Pressure Cooker Quicken Noodle Soup

This soup looks surprisingly similar to traditional chicken noodle, and because it’s made in a pressure cooker, you’ll have a comforting bowl of soup ready in very little time. The seasonings give it a fresher and brighter flavor than conventional chicken noodle soup—not to mention more health-promoting properties!
Course lunch, Main Course, Soup
Keyword noodle, pasta, tofu


  • pressure cooker


  • 2-3 tablespoons water
  • 1 1/2 cups diced onion
  • 1 1/2 cups diced carrot
  • 1 - 1 1/2 cups diced celery
  • 1 teaspoon garlic powder
  • 1/2 - 3/4 teaspoon sea salt
  • 1/2 teaspoon dried thyme
  • 1/2 teaspoon dried oregano
  • 1/4 teaspoon ground sage or dried rosemary
  • 1/4 teaspoon ground turmeric optional
  • Freshly ground black pepper to taste
  • 1/3-1/2 lb dry spaghetti noodles of choice broken into thirds (see note)
  • 1 1/2 cups crumbled firm or extra-firm tofu see note
  • 2 bay leaves
  • 5 - 5 1/2 cups boiling water
  • 2 cups vegetable broth
  • 1/4 cup minced fresh parsley plus more for optional garnish


  • Set a multifunction pressure cooker (such as an Instant Pot) to sauté. Pour in the 2–3 tablespoons water and add the onion, carrot, celery, garlic powder, 1/2 teaspoon salt, thyme, oregano, sage, turmeric (if using), and pepper to taste. Cook, stirring, for 4–5 minutes. Add the spaghetti, tofu, bay leaves, boiling water (5 cups for lesser amount of pasta, 51/2 cups for more pasta), and broth. Gently stir.
  • Secure the lid and set the valve to the “sealed” position. Press the Manual button, then set the cook time for 3 minutes at high pressure. Allow the pot to come to pressure and cook. Once the timer goes off, turn off the pot and allow the pressure to naturally release for 15 minutes. After 15 minutes, release the lid and stir in the parsley and let sit for a couple of minutes. Taste and season with extra salt and/or pepper if desired, and sprinkle with the optional parsley garnish.

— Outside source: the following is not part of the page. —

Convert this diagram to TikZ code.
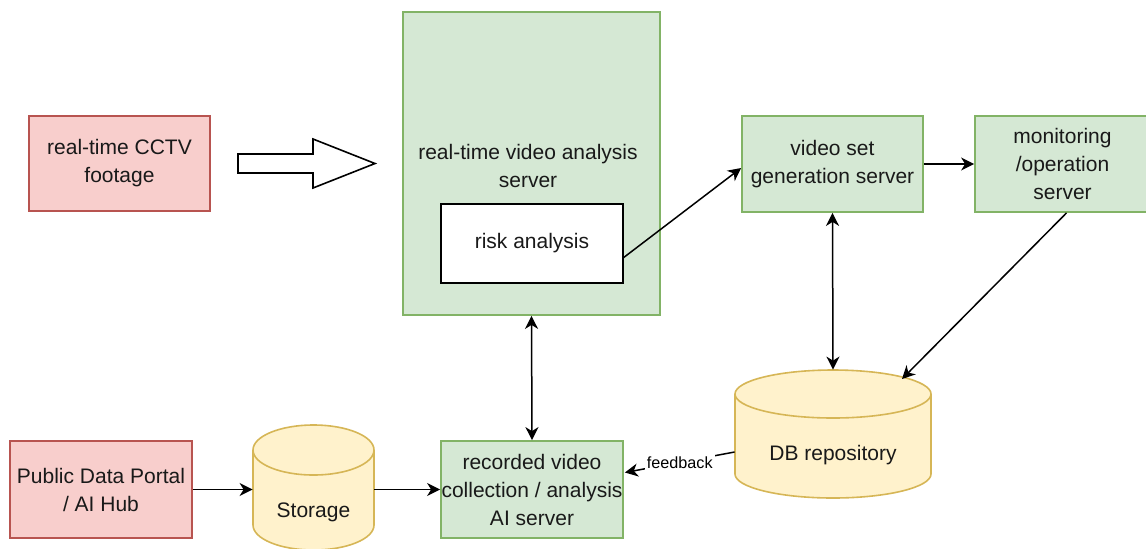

Water Note: When it comes time to add the water and broth, using boiling water helps bring the cooker to pressure faster.
Spaghetti Note: You can use any spaghetti noodle you like—whole-wheat, brown rice, or another variety—or even cut pasta like rotini or penne. Brown rice pasta, which is starchy, will make the broth thicker. But brown rice noodles can also stick together easily, so be sure to stir them into the liquid when you first add them. Cooking times vary based on the type of pasta, so having a short cooking time and natural release helps avoid overcooking.
Tofu Note: If you first freeze the tofu, then thaw it, it will be drier and crumblier, which works well in this soup. To hasten thawing, you can place the frozen, unopened package of tofu in a bowl of very hot water and replace the hot water several times within a half hour. Continue until the tofu has thawed through, or mostly thawed. Be sure to squeeze out excess water once it’s thawed. You won’t use the entire package for this soup, so you can save the remainder for another use.